Slice and dice however much bell pepper tickles your fancy. Fresh garlic is my friend, so I finely dice another two cloves, and they're not tiny. Ginger is very provocative. I dice a chunk roughly 1" by 1/2". Tomato will brighten your day, so I slice a whole one into strips. A good tomato isn't bashful, after all. You want to bite down on a reasonable piece, since we are adding some crushed tomatoes anyway. Whatever you do, try to use a properly ripe one.

For myself, one serving of spaghetti almost fits between my thumb and index finger. A circle roughly 1 1/4" in diameter. I cook my rice pasta at a strong boil for 5 - 6 minutes, then off it goes. Strain and briefly rinse in cold water and return to a decent sized pot. Now we get exciting. Throw the entire last paragraph into the pot with the pasta. Dole out a few tablespoon's worth of the crushed tomatoes, but contrary to typical pasta wisdom, we are not looking for a tomato dictatorship. Too much, and you'll lose the effect of the spices. Now the apple juice. Don't go crazy, but remember that we will be boiling this mixture at about medium for five minutes. If I haven't added enough initially, I add more, ending up with something rather in the stew range of sloppiness. I would guess that I use roughly 3/4 - 1 cup of AJ.

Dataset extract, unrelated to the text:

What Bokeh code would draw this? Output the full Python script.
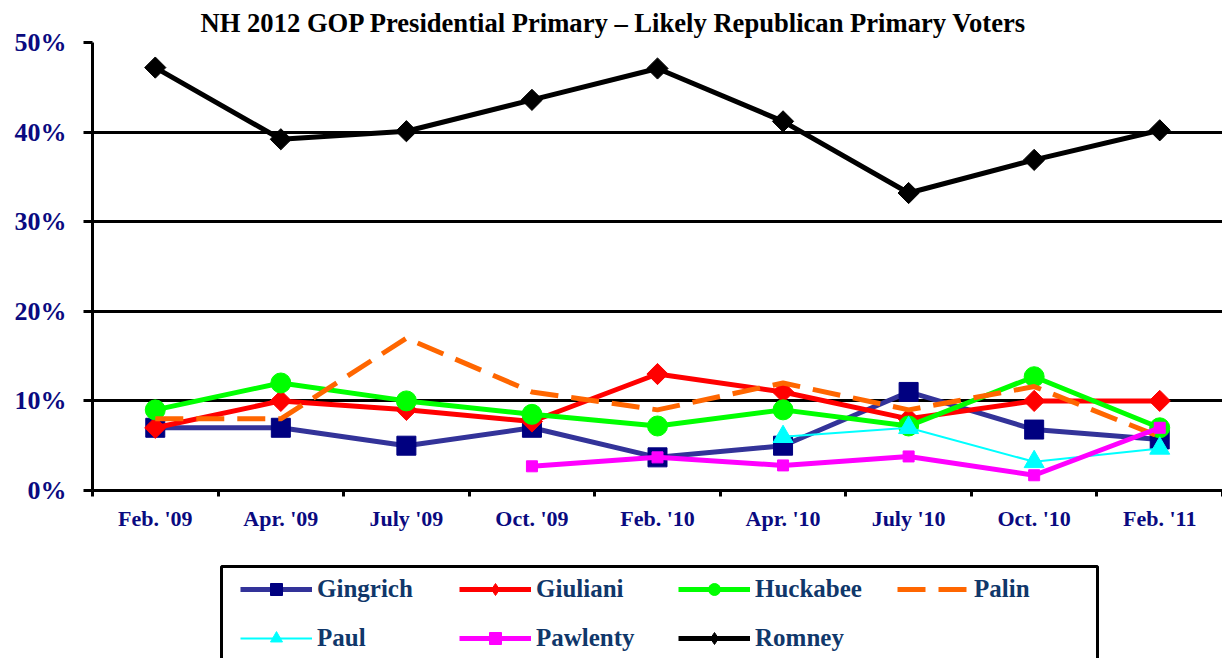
import math
from bokeh.plotting import figure
from bokeh.layouts import column
from bokeh.models import (ColumnDataSource, Legend, LegendItem, FixedTicker,
                          PrintfTickFormatter, Range1d, BoxAnnotation)
from bokeh.embed import file_html
from bokeh.resources import INLINE

nan = float("nan")

categories = ["Feb. '09", "Apr. '09", "July '09", "Oct. '09", "Feb. '10",
              "Apr. '10", "July '10", "Oct. '10", "Feb. '11"]
gingrich = [7, 7, 5, 7, 3.7, 5, 11, 6.8, 5.7]
giuliani = [7, 10, 9, 7.7, 13, 11, 8, 10, 10]
huckabee = [9, 12, 10, 8.5, 7.2, 9, 7.2, 12.7, 7]
palin = [8, 8, 17, 11, 9, 12, 9, 11.6, 6]
paul = [nan, nan, nan, nan, nan, 6, 7, 3.2, 4.7]
pawlenty = [nan, nan, nan, 2.7, 3.7, 2.8, 3.8, 1.7, 7]
romney = [47.2, 39.2, 40.1, 43.6, 47.1, 41.2, 33.2, 36.9, 40.2]
y_ticks = [0, 10, 20, 30, 40, 50]
title_text = "NH 2012 GOP Presidential Primary \u2013 Likely Republican Primary Voters"

xs = list(range(len(categories)))
SERIF = "Liberation Serif"
NAVY = "#0A0A80"
LEGEND_TEXT = "#10376A"

W = 1222
p = figure(width=W, height=540, output_backend="svg", toolbar_location=None,
           x_range=Range1d(-0.5, len(categories) - 0.5), y_range=Range1d(0, 50),
           min_border_left=92, min_border_right=0, min_border_top=42,
           min_border_bottom=50)
p.outline_line_color = None
p.background_fill_color = "white"
p.border_fill_color = "white"

p.title.text = title_text
p.title.align = "left"
p.title.offset = 108
p.title.standoff = 10
p.title.text_font = SERIF
p.title.text_font_style = "bold"
p.title.text_font_size = "26.6px"
p.title.text_color = "black"

# axes
p.xaxis.ticker = FixedTicker(ticks=xs, minor_ticks=[i - 0.5 for i in range(len(categories) + 1)])
p.xaxis.major_label_overrides = {i: c for i, c in enumerate(categories)}
p.xaxis.major_tick_line_color = None
p.xaxis.major_tick_out = 6
p.xaxis.major_tick_in = 0
p.xaxis.minor_tick_line_color = "black"
p.xaxis.minor_tick_line_width = 3
p.xaxis.minor_tick_out = 6
p.xaxis.minor_tick_in = 0
p.xaxis.major_label_standoff = 9
p.xaxis.major_label_text_font = SERIF
p.xaxis.major_label_text_font_style = "bold"
p.xaxis.major_label_text_font_size = "22px"
p.xaxis.major_label_text_color = NAVY

p.yaxis.ticker = FixedTicker(ticks=y_ticks)
p.yaxis.formatter = PrintfTickFormatter(format="%d%%")
p.yaxis.major_tick_out = 9
p.yaxis.major_tick_in = 0
p.yaxis.major_tick_line_width = 3
p.yaxis.major_tick_line_color = "black"
p.yaxis.minor_tick_line_color = None
p.yaxis.major_label_standoff = 17
p.yaxis.major_label_text_font = SERIF
p.yaxis.major_label_text_font_style = "bold"
p.yaxis.major_label_text_font_size = "26px"
p.yaxis.major_label_text_color = NAVY

p.axis.axis_line_color = "black"
p.axis.axis_line_width = 3

p.xgrid.visible = False
p.ygrid.grid_line_color = "black"
p.ygrid.grid_line_width = 3

# legend panel: a second figure whose range (in pixels, offset far from the
# series data) keeps the shared series out of view; only the legend shows.
OFF = 1000
QW, QH = W - 92, 118
q = figure(width=W, height=QH, output_backend="svg", toolbar_location=None,
           x_range=Range1d(OFF, OFF + QW), y_range=Range1d(OFF, OFF + QH),
           x_axis_location=None, y_axis_location=None,
           min_border_left=92, min_border_right=0, min_border_top=0,
           min_border_bottom=0)
q.outline_line_color = None
q.grid.visible = False
q.background_fill_color = "white"
q.border_fill_color = "white"
# legend frame: left 221, right 1097, top 566 (page px), open at bottom
q.add_layout(BoxAnnotation(left=OFF + 129, right=OFF + 1005, top=OFF + 92,
                           bottom=OFF - 20, fill_alpha=0, line_color="black",
                           line_alpha=1.0, line_width=3))

items = []
ROT = math.pi / 4

def add_series(name, vals, line_color, lw, marker=None, msize=0, mcolor=None,
               dash="solid", angle=0.0, legend_marker=None):
    src = ColumnDataSource(dict(x=xs, y=vals))
    p.line("x", "y", source=src, line_color=line_color, line_width=lw,
           line_dash=dash, line_join="round")
    rs = [q.line("x", "y", source=src, line_color=line_color, line_width=lw,
                 line_dash=dash)]
    if marker:
        p.scatter("x", "y", source=src, marker=marker, size=msize, angle=angle,
                  fill_color=mcolor, line_color=mcolor)
        rs.append(q.scatter("x", "y", source=src, marker=legend_marker or marker,
                            size=msize, fill_color=mcolor, line_color=mcolor))
    items.append(LegendItem(label=name, renderers=rs))

add_series("Gingrich", gingrich, "#333399", 5, "square", 19, "#000080")
add_series("Giuliani", giuliani, "#FF0000", 5, "square", 15, "#FF0000", angle=ROT,
           legend_marker="diamond")
add_series("Huckabee", huckabee, "#00FF00", 5, "circle", 20, "#00FF00")
add_series("Palin", palin, "#FF6600", 5, dash="28 13")
add_series("Paul", paul, "#00FFFF", 2, "triangle", 20, "#00FFFF")
add_series("Pawlenty", pawlenty, "#FF00FF", 5, "square", 11, "#FF00FF")
add_series("Romney", romney, "#000000", 5, "square", 15, "#000000", angle=ROT,
           legend_marker="diamond")

legend = Legend(items=items, location=(148, 5), orientation="horizontal", ncols=4,
                border_line_color=None, background_fill_alpha=0, padding=0, margin=0,
                glyph_width=72, glyph_height=30, label_height=30, label_width=123,
                label_standoff=5, spacing=19,
                label_text_font=SERIF, label_text_font_style="bold",
                label_text_font_size="25px", label_text_color=LEGEND_TEXT)
q.add_layout(legend, "center")

layout = column(p, q, spacing=0)
open("out.html", "w").write(file_html(layout, INLINE))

While this is boiling, throw in chili powder, mace, and dried mustard. I love the CP, so I probably put in 3/8 of a teaspoon. Mace requires care, just like you didn't mess with a guy carrying one in the Middle Ages. At most I use 1/8 of a teaspoon. Add the dried mustard, probably just over a 1/8 tsp. Perhaps a minute before this last boil is done, throw in almost 1/2 a teaspoon garam masala and mix well.

Just before you serve this breathtaking mixture, we end apartheid. I'm so progressive. Join all the brethren together in a well stirred mix. Although now all in one mass, each separate element will maintain a distinct flavour adding that extra punch to Jason's Indignation.

* I purchase inexpensive cuts of shoulder arm chops at A & P, of all places. They aren't the most tender choice, but they are nonetheless flavourful and don't break the bank. The price falls between chicken and lean beef, surprisingly enough. In North America most Caucasians grossly underestimate or misunderstand lamb. For one thing, it should never be cooked more than medium, or it becomes dry. It happens to be my favourite red meat, but not everyone appreciates the strong smell as it cooks.

** Garam Masala is a somewhat complex blend.